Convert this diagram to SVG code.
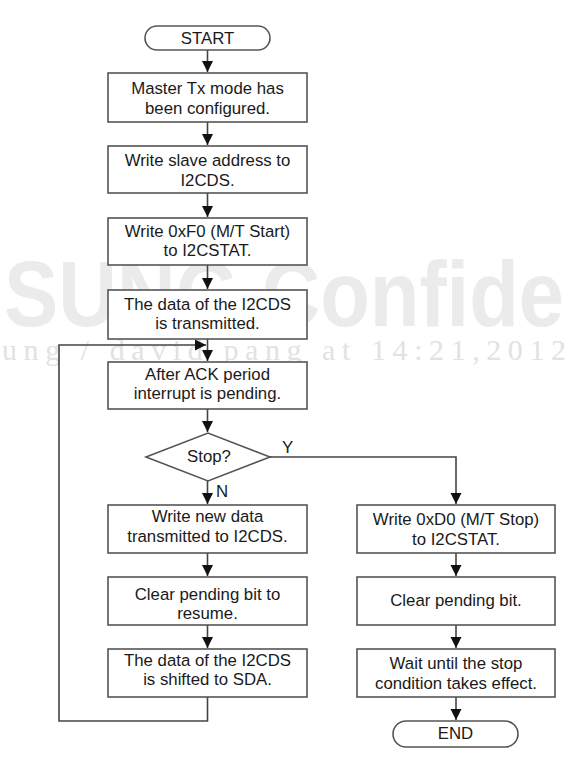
<svg xmlns="http://www.w3.org/2000/svg" width="570" height="761" viewBox="0 0 570 761">
<style>
.box{fill:#fff;stroke:#555;stroke-width:1.6}
.t{font-family:"Liberation Sans",Arial,sans-serif;font-size:16.8px;fill:#1a1a1a;text-anchor:middle}
.lbl{font-family:"Liberation Sans",Arial,sans-serif;font-size:16.8px;fill:#1a1a1a}
.c{fill:none;stroke:#444;stroke-width:1.6}
.wm1{font-family:"Liberation Sans",Arial,sans-serif;font-size:92px;font-weight:bold;fill:#ebebeb}
.wm2{font-family:"Liberation Serif","Times New Roman",serif;font-size:30px;fill:#e2e2e2}
</style>
<defs>
<marker id="ah" markerUnits="userSpaceOnUse" markerWidth="12" markerHeight="12" viewBox="0 0 12 12" refX="11" refY="6" orient="auto">
<path d="M0,0.5 L11,6 L0,11.5 Z" fill="#111"/>
</marker>
</defs>
<g id="watermark">
<text class="wm1" x="4" y="326" textLength="560" lengthAdjust="spacingAndGlyphs">SUNG Confide</text>
<text class="wm2" x="2" y="360" textLength="564" lengthAdjust="spacing">ung / david pang at 14:21,2012</text>
</g>
<g id="connectors">
<path class="c" d="M207.5,50 V72" marker-end="url(#ah)"/>
<path class="c" d="M207.5,122 V145" marker-end="url(#ah)"/>
<path class="c" d="M207.5,193 V217" marker-end="url(#ah)"/>
<path class="c" d="M207.5,265 V289" marker-end="url(#ah)"/>
<path class="c" d="M207.5,339 V361" marker-end="url(#ah)"/>
<path class="c" d="M207.5,409 V432" marker-end="url(#ah)"/>
<path class="c" d="M207.5,481 V504" marker-end="url(#ah)"/>
<path class="c" d="M207.5,553 V576" marker-end="url(#ah)"/>
<path class="c" d="M207.5,625 V648" marker-end="url(#ah)"/>
<path class="c" d="M207.5,697 V721 H59 V345 H206" marker-end="url(#ah)"/>
<path class="c" d="M270,457 H456 V504" marker-end="url(#ah)"/>
<path class="c" d="M456,553 V576" marker-end="url(#ah)"/>
<path class="c" d="M456,625 V648" marker-end="url(#ah)"/>
<path class="c" d="M456,697 V720" marker-end="url(#ah)"/>
<text class="lbl" x="282" y="453">Y</text>
<text class="lbl" x="216" y="497">N</text>
</g>
<g id="start">
<rect class="box" x="145" y="26" width="125" height="24" rx="12"/>
<text class="t" x="207.5" y="44">START</text>
</g>
<g id="n1">
<rect class="box" x="108" y="73" width="199" height="49"/>
<text class="t" x="207.5" y="94">Master Tx mode has</text>
<text class="t" x="207.5" y="114">been configured.</text>
</g>
<g id="n2">
<rect class="box" x="108" y="146" width="199" height="47"/>
<text class="t" x="207.5" y="166">Write slave address to</text>
<text class="t" x="207.5" y="186">I2CDS.</text>
</g>
<g id="n3">
<rect class="box" x="108" y="218" width="199" height="47"/>
<text class="t" x="207.5" y="237">Write 0xF0 (M/T Start)</text>
<text class="t" x="207.5" y="256">to I2CSTAT.</text>
</g>
<g id="n4">
<rect class="box" x="108" y="290" width="199" height="49"/>
<text class="t" x="207.5" y="310">The data of the I2CDS</text>
<text class="t" x="207.5" y="329">is transmitted.</text>
</g>
<g id="n5">
<rect class="box" x="108" y="362" width="199" height="47"/>
<text class="t" x="207.5" y="380">After ACK period</text>
<text class="t" x="207.5" y="399">interrupt is pending.</text>
</g>
<g id="stop">
<polygon class="box" points="146,457 208,433 270,457 208,481"/>
<text class="t" x="209" y="462">Stop?</text>
</g>
<g id="n6">
<rect class="box" x="108" y="505" width="199" height="48"/>
<text class="t" x="207.5" y="522">Write new data</text>
<text class="t" x="207.5" y="542">transmitted to I2CDS.</text>
</g>
<g id="n7">
<rect class="box" x="108" y="577" width="199" height="48"/>
<text class="t" x="207.5" y="600">Clear pending bit to</text>
<text class="t" x="207.5" y="619">resume.</text>
</g>
<g id="n8">
<rect class="box" x="108" y="649" width="199" height="48"/>
<text class="t" x="207.5" y="666">The data of the I2CDS</text>
<text class="t" x="207.5" y="685">is shifted to SDA.</text>
</g>
<g id="n9">
<rect class="box" x="357" y="505" width="198" height="48"/>
<text class="t" x="456" y="525">Write 0xD0 (M/T Stop)</text>
<text class="t" x="456" y="545">to I2CSTAT.</text>
</g>
<g id="n10">
<rect class="box" x="357" y="577" width="198" height="48"/>
<text class="t" x="456" y="606">Clear pending bit.</text>
</g>
<g id="n11">
<rect class="box" x="357" y="649" width="198" height="48"/>
<text class="t" x="456" y="669">Wait until the stop</text>
<text class="t" x="456" y="689">condition takes effect.</text>
</g>
<g id="end">
<rect class="box" x="393" y="721" width="125" height="26" rx="13"/>
<text class="t" x="455.5" y="739">END</text>
</g>
</svg>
==========
## STATED EXERCISE
Working from the lines above, reproduce the material exactly and exclude its pictures.

## RESULT OF THE TASK
Convert this diagram to SVG code.
<svg xmlns="http://www.w3.org/2000/svg" width="570" height="761" viewBox="0 0 570 761">
<style>
.box{fill:#fff;stroke:#555;stroke-width:1.6}
.t{font-family:"Liberation Sans",Arial,sans-serif;font-size:16.8px;fill:#1a1a1a;text-anchor:middle}
.lbl{font-family:"Liberation Sans",Arial,sans-serif;font-size:16.8px;fill:#1a1a1a}
.c{fill:none;stroke:#444;stroke-width:1.6}
.wm1{font-family:"Liberation Sans",Arial,sans-serif;font-size:92px;font-weight:bold;fill:#ebebeb}
.wm2{font-family:"Liberation Serif","Times New Roman",serif;font-size:30px;fill:#e2e2e2}
</style>
<defs>
<marker id="ah" markerUnits="userSpaceOnUse" markerWidth="12" markerHeight="12" viewBox="0 0 12 12" refX="11" refY="6" orient="auto">
<path d="M0,0.5 L11,6 L0,11.5 Z" fill="#111"/>
</marker>
</defs>
<g id="watermark">
<text class="wm1" x="4" y="326" textLength="560" lengthAdjust="spacingAndGlyphs">SUNG Confide</text>
<text class="wm2" x="2" y="360" textLength="564" lengthAdjust="spacing">ung / david pang at 14:21,2012</text>
</g>
<g id="connectors">
<path class="c" d="M207.5,50 V72" marker-end="url(#ah)"/>
<path class="c" d="M207.5,122 V145" marker-end="url(#ah)"/>
<path class="c" d="M207.5,193 V217" marker-end="url(#ah)"/>
<path class="c" d="M207.5,265 V289" marker-end="url(#ah)"/>
<path class="c" d="M207.5,339 V361" marker-end="url(#ah)"/>
<path class="c" d="M207.5,409 V432" marker-end="url(#ah)"/>
<path class="c" d="M207.5,481 V504" marker-end="url(#ah)"/>
<path class="c" d="M207.5,553 V576" marker-end="url(#ah)"/>
<path class="c" d="M207.5,625 V648" marker-end="url(#ah)"/>
<path class="c" d="M207.5,697 V721 H59 V345 H206" marker-end="url(#ah)"/>
<path class="c" d="M270,457 H456 V504" marker-end="url(#ah)"/>
<path class="c" d="M456,553 V576" marker-end="url(#ah)"/>
<path class="c" d="M456,625 V648" marker-end="url(#ah)"/>
<path class="c" d="M456,697 V720" marker-end="url(#ah)"/>
<text class="lbl" x="282" y="453">Y</text>
<text class="lbl" x="216" y="497">N</text>
</g>
<g id="start">
<rect class="box" x="145" y="26" width="125" height="24" rx="12"/>
<text class="t" x="207.5" y="44">START</text>
</g>
<g id="n1">
<rect class="box" x="108" y="73" width="199" height="49"/>
<text class="t" x="207.5" y="94">Master Tx mode has</text>
<text class="t" x="207.5" y="114">been configured.</text>
</g>
<g id="n2">
<rect class="box" x="108" y="146" width="199" height="47"/>
<text class="t" x="207.5" y="166">Write slave address to</text>
<text class="t" x="207.5" y="186">I2CDS.</text>
</g>
<g id="n3">
<rect class="box" x="108" y="218" width="199" height="47"/>
<text class="t" x="207.5" y="237">Write 0xF0 (M/T Start)</text>
<text class="t" x="207.5" y="256">to I2CSTAT.</text>
</g>
<g id="n4">
<rect class="box" x="108" y="290" width="199" height="49"/>
<text class="t" x="207.5" y="310">The data of the I2CDS</text>
<text class="t" x="207.5" y="329">is transmitted.</text>
</g>
<g id="n5">
<rect class="box" x="108" y="362" width="199" height="47"/>
<text class="t" x="207.5" y="380">After ACK period</text>
<text class="t" x="207.5" y="399">interrupt is pending.</text>
</g>
<g id="stop">
<polygon class="box" points="146,457 208,433 270,457 208,481"/>
<text class="t" x="209" y="462">Stop?</text>
</g>
<g id="n6">
<rect class="box" x="108" y="505" width="199" height="48"/>
<text class="t" x="207.5" y="522">Write new data</text>
<text class="t" x="207.5" y="542">transmitted to I2CDS.</text>
</g>
<g id="n7">
<rect class="box" x="108" y="577" width="199" height="48"/>
<text class="t" x="207.5" y="600">Clear pending bit to</text>
<text class="t" x="207.5" y="619">resume.</text>
</g>
<g id="n8">
<rect class="box" x="108" y="649" width="199" height="48"/>
<text class="t" x="207.5" y="666">The data of the I2CDS</text>
<text class="t" x="207.5" y="685">is shifted to SDA.</text>
</g>
<g id="n9">
<rect class="box" x="357" y="505" width="198" height="48"/>
<text class="t" x="456" y="525">Write 0xD0 (M/T Stop)</text>
<text class="t" x="456" y="545">to I2CSTAT.</text>
</g>
<g id="n10">
<rect class="box" x="357" y="577" width="198" height="48"/>
<text class="t" x="456" y="606">Clear pending bit.</text>
</g>
<g id="n11">
<rect class="box" x="357" y="649" width="198" height="48"/>
<text class="t" x="456" y="669">Wait until the stop</text>
<text class="t" x="456" y="689">condition takes effect.</text>
</g>
<g id="end">
<rect class="box" x="393" y="721" width="125" height="26" rx="13"/>
<text class="t" x="455.5" y="739">END</text>
</g>
</svg>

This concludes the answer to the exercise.